Best Practices for Web 2.0 Security

Updated: April 30, 2009

Web-based applications give employees, customers and business partners access to a variety of useful software services that can be easily updated. The technology also provides access to a central business resource — the Web server — and through it, the ability to tap into other key information assets, such as database servers.

The downside is that Web applications are vulnerable to both internal and external threats. Fortunately, by understanding and implementing proper security measures, a business can guard precious IT resources from Web-based attacks while providing a secure environment for Web-application users. Here's a rundown of the Web 2.0 security best practices you need to be aware of.

Encryption: Since data usually passes over the Web in the clear, high-quality encryption will ensure that valuable data can't be intercepted and exploited by nonauthorized parties. Unfortunately, many businesses still don't encrypt their data, mistakenly believing that the process is too difficult, time consuming or expensive, not to mention that it degrades performance. Such businesses need to realize that modern data-encryption technologies are easy, fast and inexpensive. Additionally, today's high-speed CPUs can easily handle data encryption on the fly.

Weak Validation: Interactive Web applications are highly vulnerable to user-input validation attacks.
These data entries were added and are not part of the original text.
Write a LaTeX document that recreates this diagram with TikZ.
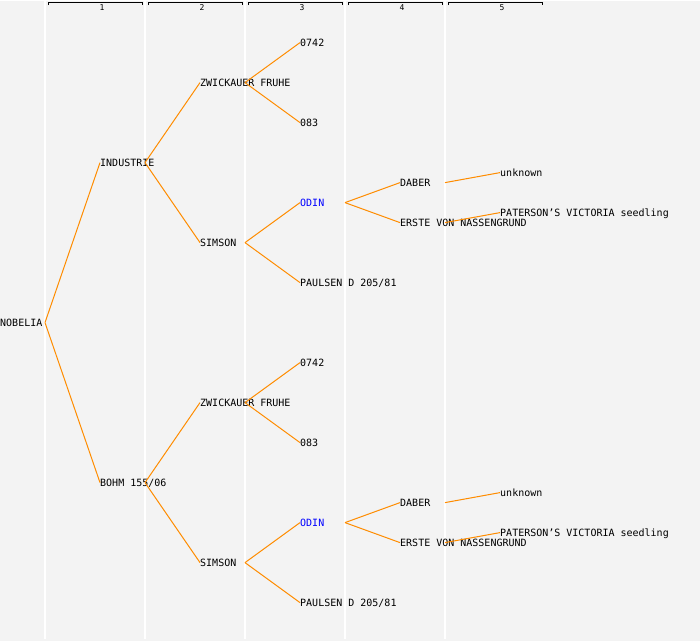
\documentclass[tikz,border=0pt]{standalone}
\usepackage{fontspec}
\setmonofont{DejaVu Sans Mono}
\usetikzlibrary{calc}
\definecolor{bg}{HTML}{F3F3F3}
\definecolor{ln}{HTML}{FF8C00}
\tikzset{lk/.style={draw=ln, line width=1pt},
  nm/.style={anchor=west, inner sep=0pt, text height=7.3pt, text depth=0pt, font=\ttfamily\fontsize{10}{10}\selectfont},
  rule/.style={draw=white, line width=1.2pt},
  hd/.style={inner sep=0pt, font=\ttfamily\fontsize{8}{8}\selectfont}}

\begin{document}
\begin{tikzpicture}[x=1pt,y=-1pt]
  \fill[bg] (0,0) rectangle (700,640);
  % column rules and generation headers
  \foreach \i in {1,...,5}{
    \draw[rule] (\i*100-55,0) -- (\i*100-55,638);
    \draw[line width=1pt] (\i*100-52,4.5) -- ++(0,-3) -- ++(94,0) -- ++(0,3);
    \node[hd] (h\i) at (\i*100+2,6.8) {\i};}
  % root and parents
  \node[nm] (nob) at (0,322) {NOBELIA};
  \node[nm] (ind) at (100,162) {INDUSTRIE};
  \node[nm] (boh) at (100,482) {BOHM 155/06};
  \draw[lk] ($(nob.west)+(45,0)$) -- (ind.west);
  \draw[lk] ($(nob.west)+(45,0)$) -- (boh.west);
  % the same branch twice
  \foreach \h/\p/\dy in {a/ind/0,b/boh/320}{
    \node[nm] (zw\h) at (200,82+\dy) {ZWICKAUER FRUHE};
    \node[nm] (si\h) at (200,242+\dy) {SIMSON};
    \node[nm] (za\h) at (300,42+\dy) {0742};
    \node[nm] (zb\h) at (300,122+\dy) {083};
    \node[nm, text=blue] (od\h) at (300,202+\dy) {ODIN};
    \node[nm] (pa\h) at (300,282+\dy) {PAULSEN D 205/81};
    \node[nm] (da\h) at (400,182+\dy) {DABER};
    \node[nm] (er\h) at (400,222+\dy) {ERSTE VON NASSENGRUND};
    \node[nm] (un\h) at (500,172+\dy) {unknown};
    \node[nm] (pt\h) at (500,212+\dy) {PATERSON’S VICTORIA seedling};
    \draw[lk] ($(\p.west)+(45,0)$) -- (zw\h.west);
    \draw[lk] ($(\p.west)+(45,0)$) -- (si\h.west);
    \draw[lk] ($(zw\h.west)+(45,0)$) -- (za\h.west);
    \draw[lk] ($(zw\h.west)+(45,0)$) -- (zb\h.west);
    \draw[lk] ($(si\h.west)+(45,0)$) -- (od\h.west);
    \draw[lk] ($(si\h.west)+(45,0)$) -- (pa\h.west);
    \draw[lk] ($(od\h.west)+(45,0)$) -- (da\h.west);
    \draw[lk] ($(od\h.west)+(45,0)$) -- (er\h.west);
    \draw[lk] ($(da\h.west)+(45,0)$) -- (un\h.west);
    \draw[lk] ($(er\h.west)+(45,0)$) -- (pt\h.west);}
\end{tikzpicture}
\end{document}
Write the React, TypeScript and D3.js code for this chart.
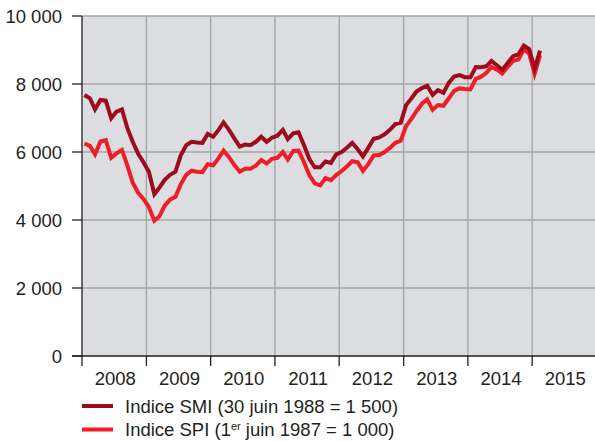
import React, { useRef, useEffect } from "react";
import * as d3 from "d3";

// monthly values, Jan 2008 .. Feb 2015
const smiValues = [
  7676, 7580, 7255, 7530, 7510, 6990, 7190, 7255, 6700, 6300, 5950, 5700,
  5420, 4760, 4950, 5180, 5330, 5420, 5900, 6200, 6300, 6280,
  6270, 6530, 6450, 6650, 6870, 6650, 6400, 6160, 6220, 6200, 6300, 6450,
  6300, 6420, 6480, 6650, 6380, 6550, 6580, 6200, 5800, 5550, 5550, 5720,
  5680, 5930, 6000, 6130, 6270, 6080, 5870, 6130, 6390, 6430, 6520, 6650,
  6820, 6860, 7380, 7580, 7780, 7880, 7950, 7680, 7820, 7740, 8040, 8220,
  8260, 8200, 8200, 8500, 8490, 8520, 8680, 8550, 8420, 8620, 8820, 8870,
  9130, 9030, 8460, 8980,
];

const spiValues = [
  6250, 6180, 5930, 6310, 6350, 5830, 5960, 6060, 5600, 5100, 4800, 4620,
  4380, 3980, 4100, 4420, 4600, 4680, 5050, 5330, 5450, 5420,
  5410, 5640, 5610, 5820, 6040, 5850, 5620, 5420, 5510, 5510, 5600, 5760,
  5660, 5800, 5830, 6000, 5780, 6030, 6040, 5700, 5320, 5080, 5020, 5230,
  5170, 5320, 5440, 5580, 5730, 5700, 5440, 5650, 5900, 5910, 6000, 6120,
  6270, 6330, 6760, 6980, 7200, 7420, 7550, 7240, 7380, 7360, 7580, 7800,
  7870, 7850, 7840, 8150, 8210, 8320, 8500, 8420, 8310, 8500, 8680, 8720,
  9020, 8900, 8300, 8850,
];

const years = [2008, 2009, 2010, 2011, 2012, 2013, 2014, 2015];
const yTicks = [0, 2000, 4000, 6000, 8000, 10000];

const series = [
  { name: "SPI", values: spiValues, color: "#ee1d26" },
  { name: "SMI", values: smiValues, color: "#9d0b1c" },
];

const W = 595;
const H = 441;
const font = "'Liberation Sans', Arial, sans-serif";
const ink = "#231f20";
const fs = 18.5;

const App: React.FC = () => {
  const ref = useRef<SVGSVGElement>(null);

  useEffect(() => {
    if (!ref.current) return;
    const svg = d3.select(ref.current);
    svg.selectAll("*").remove();

    const left = 82,
      top = 16,
      bottom = 356;

    const x = d3
      .scaleTime()
      .domain([new Date(2008, 0, 1), new Date(2016, 0, 1)])
      .range([left, left + 8 * 64.3]);
    const y = d3.scaleLinear().domain([0, 10000]).range([bottom, top]);

    // month midpoints
    const months = d3
      .timeMonth.range(new Date(2008, 0, 1), new Date(2015, 2, 1))
      .map((d) => new Date(d.getFullYear(), d.getMonth(), 15));

    svg
      .append("rect")
      .attr("x", left)
      .attr("y", top)
      .attr("width", x(new Date(2016, 0, 1)) - left)
      .attr("height", bottom - top)
      .attr("fill", "#dcdde0");

    // grid
    svg
      .selectAll(".hg")
      .data(yTicks.filter((d) => d > 0))
      .enter()
      .append("line")
      .attr("x1", left)
      .attr("x2", W)
      .attr("y1", (d) => y(d))
      .attr("y2", (d) => y(d))
      .attr("stroke", "#a3a4a7")
      .attr("stroke-width", 1.3);

    svg
      .selectAll(".vg")
      .data(years.slice(1).concat([2016]))
      .enter()
      .append("line")
      .attr("x1", (d) => x(new Date(d, 0, 1)))
      .attr("x2", (d) => x(new Date(d, 0, 1)))
      .attr("y1", top)
      .attr("y2", bottom)
      .attr("stroke", "#a3a4a7")
      .attr("stroke-width", 1.3);

    // lines
    const line = d3
      .line<number>()
      .x((_, i) => x(months[i]))
      .y((d) => y(d))
      .curve(d3.curveLinear);

    series.forEach((s) => {
      svg
        .append("path")
        .datum(s.values)
        .attr("fill", "none")
        .attr("stroke", s.color)
        .attr("stroke-width", 4)
        .attr("stroke-linejoin", "miter")
        .attr("d", line);
    });

    // axes
    svg
      .append("line")
      .attr("x1", left)
      .attr("x2", left)
      .attr("y1", top)
      .attr("y2", bottom)
      .attr("stroke", ink)
      .attr("stroke-width", 1.3);
    svg
      .append("line")
      .attr("x1", left - 10)
      .attr("x2", W)
      .attr("y1", bottom)
      .attr("y2", bottom)
      .attr("stroke", ink)
      .attr("stroke-width", 1.3);

    const fmt = (d: number) => d3.format(",")(d).replace(/,/g, " ");

    yTicks.forEach((t) => {
      svg
        .append("line")
        .attr("x1", left - 10)
        .attr("x2", left)
        .attr("y1", y(t))
        .attr("y2", y(t))
        .attr("stroke", ink)
        .attr("stroke-width", 1.3);
      svg
        .append("text")
        .attr("x", 62)
        .attr("y", y(t) + 6.6)
        .attr("text-anchor", "end")
        .attr("font-family", font)
        .attr("font-size", fs)
        .attr("fill", ink)
        .text(fmt(t));
    });

    years.concat([2016]).forEach((yr) => {
      const xx = x(new Date(yr, 0, 1));
      svg
        .append("line")
        .attr("x1", xx)
        .attr("x2", xx)
        .attr("y1", bottom)
        .attr("y2", bottom + 10)
        .attr("stroke", ink)
        .attr("stroke-width", 1.3);
    });

    years.forEach((yr) => {
      const xm = (x(new Date(yr, 0, 1)) + x(new Date(yr + 1, 0, 1))) / 2;
      svg
        .append("text")
        .attr("x", xm + 1)
        .attr("y", 385)
        .attr("text-anchor", "middle")
        .attr("font-family", font)
        .attr("font-size", fs)
        .attr("fill", ink)
        .text(yr);
    });

    // legend
    const legend = [
      { color: "#9d0b1c", y: 406, label: ["Indice SMI (30 juin 1988 = 1 500)"] },
      { color: "#ee1d26", y: 429.5, label: ["Indice SPI (1", "er", " juin 1987 = 1 000)"] },
    ];
    legend.forEach((l) => {
      svg
        .append("line")
        .attr("x1", 82)
        .attr("x2", 113)
        .attr("y1", l.y)
        .attr("y2", l.y)
        .attr("stroke", l.color)
        .attr("stroke-width", 4);
      const t = svg
        .append("text")
        .attr("x", 125)
        .attr("y", l.y + 6.6)
        .attr("font-family", font)
        .attr("font-size", fs)
        .attr("fill", ink);
      if (l.label.length === 1) {
        t.text(l.label[0]);
      } else {
        t.append("tspan").text(l.label[0]);
        t.append("tspan")
          .attr("font-size", 11)
          .attr("dy", -6.5)
          .text(l.label[1]);
        t.append("tspan").attr("dy", 6.5).text(l.label[2]);
      }
    });
  }, []);

  return (
    <svg
      ref={ref}
      width={W}
      height={H}
      style={{ position: "absolute", left: 0, top: 0, background: "#fff" }}
    />
  );
};

export default App;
Web applications that fail to perform thorough validation of user-input screens pave the way for attacks on the Web server and connected resources. Shutting down this vulnerability requires a complete examination of all internal and external Web applications to uncover potential validation weaknesses.

Dangerous Configurations: Many businesses make the mistake of running Web servers within insecure default configurations. Examples are superfluous administrative tools, utilities placed in locations that attackers can easily detect, and unnecessary templates and samples that attackers can exploit. It's important to check for the presence of these items and to either remove or reconfigure them.

Data Storage: When business owners, managers and network administrators think about Web-application security, their first thought is usually about critical company data flowing across unprotected networks. But data is also at risk when it sits unprotected on a storage device . That's why it's crucial to store all Web-application data on protected servers. Disk-based encryption is also a must. Another necessary step is to ensure that temporary files don't inadvertently become permanent, allowing attackers to steal and exploit critical company data . In other words, check to see that your applications are automatically cleaning up after themselves.

Maintenance: The way a business handles its systems and operations can play a pivotal role in Web-application security. Testing and evaluating applications for potential weaknesses whenever they have been changed or updated is particularly important. Even more crucial is keeping Web servers current with the latest vendor-issued security patches and updates . Finally, if you haven't already done so, implement and maintain a security culture that makes the protection of data and end users a top priority.

Web-based applications can be as safe as — or even safer than — their traditional counterparts. Wall-to-wall Web-application security simply requires a commitment to follow a relatively small set of best practices.